_YOUR TASK_. Retype every line from the top of the entries down to the one with "from matplotlib.colors import", both included, and skip the pictures.

>> BEGIN

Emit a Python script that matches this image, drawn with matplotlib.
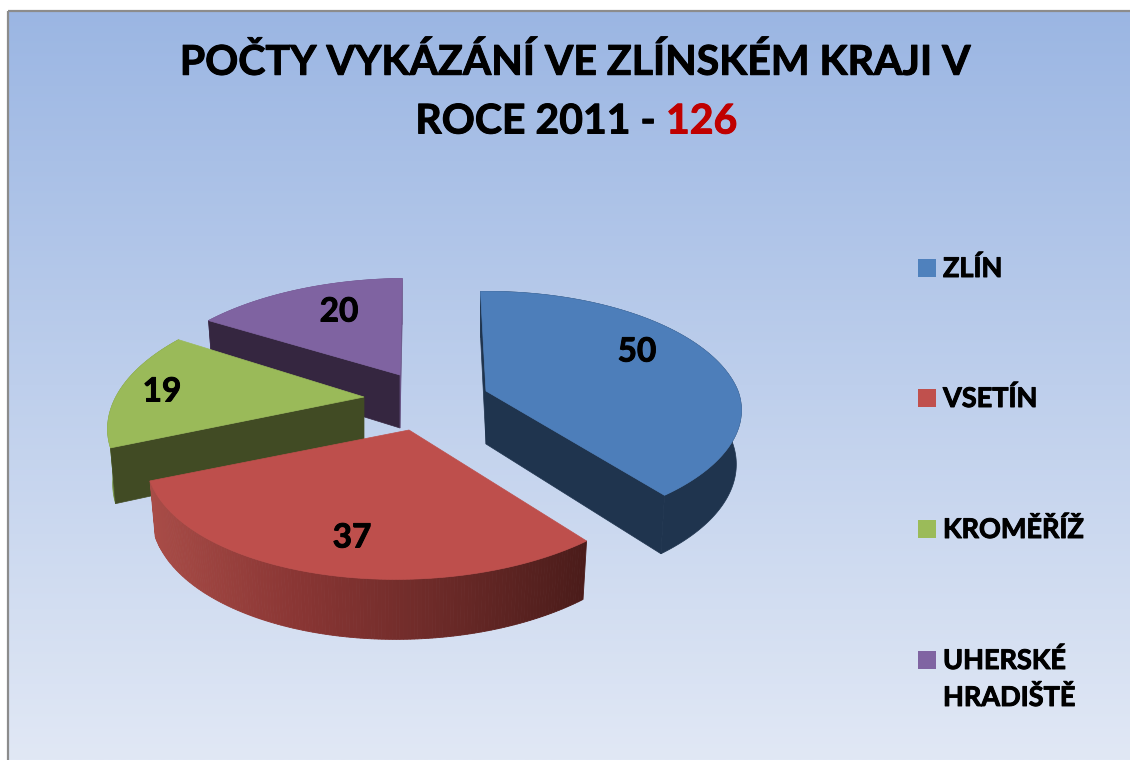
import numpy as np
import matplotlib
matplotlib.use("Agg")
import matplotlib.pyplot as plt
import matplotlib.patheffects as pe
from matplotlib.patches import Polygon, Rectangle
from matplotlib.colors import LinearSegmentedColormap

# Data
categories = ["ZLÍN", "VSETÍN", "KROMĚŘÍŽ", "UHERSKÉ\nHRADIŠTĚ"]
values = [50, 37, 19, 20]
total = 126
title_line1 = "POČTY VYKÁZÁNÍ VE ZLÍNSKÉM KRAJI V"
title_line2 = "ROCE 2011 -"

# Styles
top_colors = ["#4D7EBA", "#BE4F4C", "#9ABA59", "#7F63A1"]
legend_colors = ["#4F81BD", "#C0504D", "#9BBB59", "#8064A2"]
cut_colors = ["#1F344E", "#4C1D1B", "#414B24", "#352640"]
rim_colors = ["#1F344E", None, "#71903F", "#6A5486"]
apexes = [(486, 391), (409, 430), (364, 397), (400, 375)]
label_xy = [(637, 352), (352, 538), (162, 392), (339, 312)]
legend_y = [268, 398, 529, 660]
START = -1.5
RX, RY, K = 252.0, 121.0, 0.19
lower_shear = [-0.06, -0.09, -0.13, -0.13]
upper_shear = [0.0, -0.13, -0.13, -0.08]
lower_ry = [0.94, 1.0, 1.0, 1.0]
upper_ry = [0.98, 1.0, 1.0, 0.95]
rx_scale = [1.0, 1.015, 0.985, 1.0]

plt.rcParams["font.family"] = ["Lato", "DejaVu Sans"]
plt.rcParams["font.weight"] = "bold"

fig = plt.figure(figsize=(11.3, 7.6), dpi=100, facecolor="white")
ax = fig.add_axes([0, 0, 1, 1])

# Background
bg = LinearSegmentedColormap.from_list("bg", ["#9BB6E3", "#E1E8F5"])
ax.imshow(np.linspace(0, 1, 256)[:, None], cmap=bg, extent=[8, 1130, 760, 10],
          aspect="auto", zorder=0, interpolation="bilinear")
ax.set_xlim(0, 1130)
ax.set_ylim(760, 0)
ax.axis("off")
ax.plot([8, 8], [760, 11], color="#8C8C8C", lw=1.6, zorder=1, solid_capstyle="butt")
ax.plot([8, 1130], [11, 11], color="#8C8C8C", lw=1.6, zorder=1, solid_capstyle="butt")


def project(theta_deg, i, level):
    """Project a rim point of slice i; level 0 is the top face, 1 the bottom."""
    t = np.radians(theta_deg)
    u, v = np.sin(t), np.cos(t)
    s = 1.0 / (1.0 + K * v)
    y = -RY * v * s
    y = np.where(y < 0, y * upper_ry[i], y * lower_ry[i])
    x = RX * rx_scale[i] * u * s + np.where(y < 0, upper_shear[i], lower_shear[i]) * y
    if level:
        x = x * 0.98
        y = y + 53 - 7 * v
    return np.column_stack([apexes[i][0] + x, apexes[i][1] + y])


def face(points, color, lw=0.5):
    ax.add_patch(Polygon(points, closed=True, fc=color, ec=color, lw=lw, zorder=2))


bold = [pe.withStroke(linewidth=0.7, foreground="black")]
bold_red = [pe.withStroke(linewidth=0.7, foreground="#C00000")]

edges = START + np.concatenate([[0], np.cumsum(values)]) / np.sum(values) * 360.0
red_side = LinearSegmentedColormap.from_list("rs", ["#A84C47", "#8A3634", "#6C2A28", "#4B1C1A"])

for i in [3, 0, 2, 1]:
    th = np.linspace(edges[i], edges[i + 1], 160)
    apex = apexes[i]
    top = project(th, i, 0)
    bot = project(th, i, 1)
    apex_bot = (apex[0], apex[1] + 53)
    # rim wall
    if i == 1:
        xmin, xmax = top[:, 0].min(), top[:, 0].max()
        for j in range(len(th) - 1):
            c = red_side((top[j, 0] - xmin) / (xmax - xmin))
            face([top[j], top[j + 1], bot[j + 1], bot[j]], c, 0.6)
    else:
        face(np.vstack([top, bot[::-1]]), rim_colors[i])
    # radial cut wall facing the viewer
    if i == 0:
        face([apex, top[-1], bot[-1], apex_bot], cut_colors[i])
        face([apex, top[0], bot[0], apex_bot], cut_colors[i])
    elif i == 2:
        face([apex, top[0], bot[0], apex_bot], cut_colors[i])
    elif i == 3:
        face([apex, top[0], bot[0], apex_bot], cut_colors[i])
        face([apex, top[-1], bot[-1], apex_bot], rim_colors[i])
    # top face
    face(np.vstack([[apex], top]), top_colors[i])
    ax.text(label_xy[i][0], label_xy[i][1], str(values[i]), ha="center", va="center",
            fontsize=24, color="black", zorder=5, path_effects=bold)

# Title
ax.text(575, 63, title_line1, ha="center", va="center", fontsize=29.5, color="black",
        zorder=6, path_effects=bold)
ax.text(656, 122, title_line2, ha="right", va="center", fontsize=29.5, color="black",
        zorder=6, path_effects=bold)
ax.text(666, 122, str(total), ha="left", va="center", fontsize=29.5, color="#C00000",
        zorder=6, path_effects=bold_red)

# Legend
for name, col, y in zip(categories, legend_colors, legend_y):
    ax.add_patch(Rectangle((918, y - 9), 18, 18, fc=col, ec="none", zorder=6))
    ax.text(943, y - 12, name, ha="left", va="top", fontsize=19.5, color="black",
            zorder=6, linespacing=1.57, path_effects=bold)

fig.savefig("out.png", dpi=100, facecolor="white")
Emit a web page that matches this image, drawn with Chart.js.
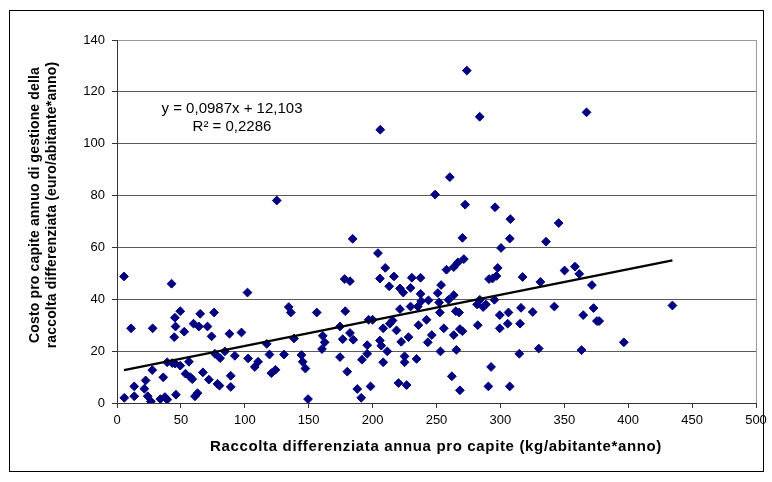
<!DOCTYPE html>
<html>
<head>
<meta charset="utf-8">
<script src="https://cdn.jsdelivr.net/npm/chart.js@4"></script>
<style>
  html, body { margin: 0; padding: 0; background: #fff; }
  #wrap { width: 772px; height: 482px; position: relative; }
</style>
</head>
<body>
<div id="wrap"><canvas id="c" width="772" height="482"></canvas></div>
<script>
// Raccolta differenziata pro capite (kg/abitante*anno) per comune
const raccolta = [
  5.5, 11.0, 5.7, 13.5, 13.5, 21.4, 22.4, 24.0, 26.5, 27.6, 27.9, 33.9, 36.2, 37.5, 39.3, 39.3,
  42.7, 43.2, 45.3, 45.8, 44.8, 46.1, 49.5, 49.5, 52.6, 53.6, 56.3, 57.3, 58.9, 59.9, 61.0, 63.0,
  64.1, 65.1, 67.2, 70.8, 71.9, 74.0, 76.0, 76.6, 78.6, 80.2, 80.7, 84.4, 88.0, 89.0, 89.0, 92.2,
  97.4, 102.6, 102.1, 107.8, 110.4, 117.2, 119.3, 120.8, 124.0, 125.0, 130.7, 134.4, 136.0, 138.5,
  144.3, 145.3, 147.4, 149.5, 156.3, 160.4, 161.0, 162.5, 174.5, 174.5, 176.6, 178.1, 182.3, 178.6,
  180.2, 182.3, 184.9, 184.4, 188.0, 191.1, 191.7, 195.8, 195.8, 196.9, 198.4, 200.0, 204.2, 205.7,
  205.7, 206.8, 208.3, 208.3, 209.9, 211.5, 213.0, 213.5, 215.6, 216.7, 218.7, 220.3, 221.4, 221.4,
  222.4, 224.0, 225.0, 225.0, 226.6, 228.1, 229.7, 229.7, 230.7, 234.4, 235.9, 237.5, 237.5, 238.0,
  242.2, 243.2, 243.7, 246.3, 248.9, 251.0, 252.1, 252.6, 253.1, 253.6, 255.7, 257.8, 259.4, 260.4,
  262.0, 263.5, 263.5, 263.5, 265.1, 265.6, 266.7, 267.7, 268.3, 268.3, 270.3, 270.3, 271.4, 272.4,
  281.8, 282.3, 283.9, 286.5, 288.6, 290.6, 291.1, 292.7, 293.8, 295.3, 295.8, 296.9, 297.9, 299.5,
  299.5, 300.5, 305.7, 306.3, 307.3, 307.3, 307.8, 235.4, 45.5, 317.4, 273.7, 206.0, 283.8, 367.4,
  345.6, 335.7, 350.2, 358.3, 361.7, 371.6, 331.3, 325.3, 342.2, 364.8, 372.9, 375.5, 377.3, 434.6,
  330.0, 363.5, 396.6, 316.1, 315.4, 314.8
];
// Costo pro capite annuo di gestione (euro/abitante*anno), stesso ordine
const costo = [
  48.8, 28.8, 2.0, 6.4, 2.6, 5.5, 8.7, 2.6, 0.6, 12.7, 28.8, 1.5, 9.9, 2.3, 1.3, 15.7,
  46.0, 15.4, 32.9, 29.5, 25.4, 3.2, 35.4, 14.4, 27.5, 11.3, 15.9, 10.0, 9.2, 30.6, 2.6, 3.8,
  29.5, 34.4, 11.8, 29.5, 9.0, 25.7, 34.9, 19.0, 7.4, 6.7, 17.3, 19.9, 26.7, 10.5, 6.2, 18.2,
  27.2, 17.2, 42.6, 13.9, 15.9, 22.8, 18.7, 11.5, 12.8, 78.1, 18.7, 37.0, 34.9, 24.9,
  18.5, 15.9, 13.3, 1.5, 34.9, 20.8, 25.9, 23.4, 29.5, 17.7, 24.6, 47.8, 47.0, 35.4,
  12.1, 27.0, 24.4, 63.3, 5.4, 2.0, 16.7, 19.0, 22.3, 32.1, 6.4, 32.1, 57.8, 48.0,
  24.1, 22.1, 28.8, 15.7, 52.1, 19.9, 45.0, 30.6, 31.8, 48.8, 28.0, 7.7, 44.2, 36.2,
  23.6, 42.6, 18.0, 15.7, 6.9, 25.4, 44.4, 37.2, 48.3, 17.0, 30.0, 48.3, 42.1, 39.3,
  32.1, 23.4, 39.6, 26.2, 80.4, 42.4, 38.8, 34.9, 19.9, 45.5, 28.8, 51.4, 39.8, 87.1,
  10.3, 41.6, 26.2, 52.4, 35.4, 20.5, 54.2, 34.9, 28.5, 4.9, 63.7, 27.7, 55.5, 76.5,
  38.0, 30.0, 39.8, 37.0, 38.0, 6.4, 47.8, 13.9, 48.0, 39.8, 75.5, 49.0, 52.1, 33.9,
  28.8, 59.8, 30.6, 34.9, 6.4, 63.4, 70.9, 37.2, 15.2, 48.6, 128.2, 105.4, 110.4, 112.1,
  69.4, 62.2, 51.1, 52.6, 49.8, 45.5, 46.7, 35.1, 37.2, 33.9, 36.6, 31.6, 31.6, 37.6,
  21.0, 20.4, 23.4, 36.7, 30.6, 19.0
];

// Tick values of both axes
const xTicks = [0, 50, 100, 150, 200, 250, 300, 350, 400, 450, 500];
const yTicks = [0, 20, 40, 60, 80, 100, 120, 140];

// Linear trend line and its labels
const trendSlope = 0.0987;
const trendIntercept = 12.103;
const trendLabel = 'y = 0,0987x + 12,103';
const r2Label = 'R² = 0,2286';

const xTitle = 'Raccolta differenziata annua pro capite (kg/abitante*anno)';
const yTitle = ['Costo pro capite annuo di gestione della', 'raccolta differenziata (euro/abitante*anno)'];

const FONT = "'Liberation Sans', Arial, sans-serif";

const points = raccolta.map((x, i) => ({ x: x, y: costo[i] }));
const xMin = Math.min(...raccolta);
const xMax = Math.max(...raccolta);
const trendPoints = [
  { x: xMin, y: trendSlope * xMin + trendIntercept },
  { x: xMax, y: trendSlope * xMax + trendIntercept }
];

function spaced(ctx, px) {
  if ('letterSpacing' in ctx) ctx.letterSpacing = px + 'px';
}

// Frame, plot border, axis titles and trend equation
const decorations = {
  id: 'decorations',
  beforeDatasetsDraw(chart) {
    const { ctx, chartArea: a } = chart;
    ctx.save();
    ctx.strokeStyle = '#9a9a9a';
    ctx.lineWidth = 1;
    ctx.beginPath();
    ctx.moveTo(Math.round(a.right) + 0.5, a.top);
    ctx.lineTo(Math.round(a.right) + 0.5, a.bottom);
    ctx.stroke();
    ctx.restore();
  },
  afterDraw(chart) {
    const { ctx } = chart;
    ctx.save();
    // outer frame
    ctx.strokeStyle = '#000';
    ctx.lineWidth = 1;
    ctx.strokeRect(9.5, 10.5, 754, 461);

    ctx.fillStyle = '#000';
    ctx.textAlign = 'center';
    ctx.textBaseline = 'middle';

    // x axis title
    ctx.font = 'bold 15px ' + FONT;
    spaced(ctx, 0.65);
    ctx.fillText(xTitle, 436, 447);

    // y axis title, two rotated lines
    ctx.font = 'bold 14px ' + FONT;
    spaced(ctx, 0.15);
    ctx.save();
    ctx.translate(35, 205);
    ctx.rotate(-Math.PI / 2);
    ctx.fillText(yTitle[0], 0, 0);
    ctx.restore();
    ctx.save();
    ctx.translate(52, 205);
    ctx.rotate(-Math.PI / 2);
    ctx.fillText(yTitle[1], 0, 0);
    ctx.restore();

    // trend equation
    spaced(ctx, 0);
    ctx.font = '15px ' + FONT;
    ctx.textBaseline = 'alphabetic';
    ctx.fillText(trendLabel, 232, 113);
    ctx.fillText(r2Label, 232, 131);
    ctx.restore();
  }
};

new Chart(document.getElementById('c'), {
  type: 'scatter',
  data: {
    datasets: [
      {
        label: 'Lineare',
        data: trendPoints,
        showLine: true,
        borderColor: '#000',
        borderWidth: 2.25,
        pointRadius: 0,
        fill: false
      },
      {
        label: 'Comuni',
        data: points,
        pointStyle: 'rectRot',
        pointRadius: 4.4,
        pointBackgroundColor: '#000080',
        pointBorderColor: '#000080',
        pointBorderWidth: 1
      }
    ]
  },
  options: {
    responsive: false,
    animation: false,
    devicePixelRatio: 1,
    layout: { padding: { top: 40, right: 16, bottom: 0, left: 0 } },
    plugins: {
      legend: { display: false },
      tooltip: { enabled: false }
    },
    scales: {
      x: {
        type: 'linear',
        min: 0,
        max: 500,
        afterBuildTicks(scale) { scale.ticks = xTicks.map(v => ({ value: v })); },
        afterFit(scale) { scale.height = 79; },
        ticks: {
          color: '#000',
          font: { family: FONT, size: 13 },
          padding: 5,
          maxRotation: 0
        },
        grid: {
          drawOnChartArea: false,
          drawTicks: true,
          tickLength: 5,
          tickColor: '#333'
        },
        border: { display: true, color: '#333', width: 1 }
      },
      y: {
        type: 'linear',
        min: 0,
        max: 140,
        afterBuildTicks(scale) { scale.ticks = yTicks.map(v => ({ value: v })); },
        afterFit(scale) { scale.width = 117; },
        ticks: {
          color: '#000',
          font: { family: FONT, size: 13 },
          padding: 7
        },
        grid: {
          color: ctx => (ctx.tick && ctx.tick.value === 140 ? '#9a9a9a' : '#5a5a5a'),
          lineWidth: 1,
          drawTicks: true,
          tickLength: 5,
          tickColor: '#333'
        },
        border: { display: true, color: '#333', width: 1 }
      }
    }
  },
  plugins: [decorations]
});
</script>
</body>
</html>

>> END

_RESULT FOR THIS TASK_.
Emit a Python script that matches this image, drawn with matplotlib.
import numpy as np
import matplotlib
matplotlib.use("Agg")
import matplotlib.pyplot as plt
import matplotlib.patheffects as pe
from matplotlib.patches import Polygon, Rectangle
from matplotlib.colors import LinearSegmentedColormap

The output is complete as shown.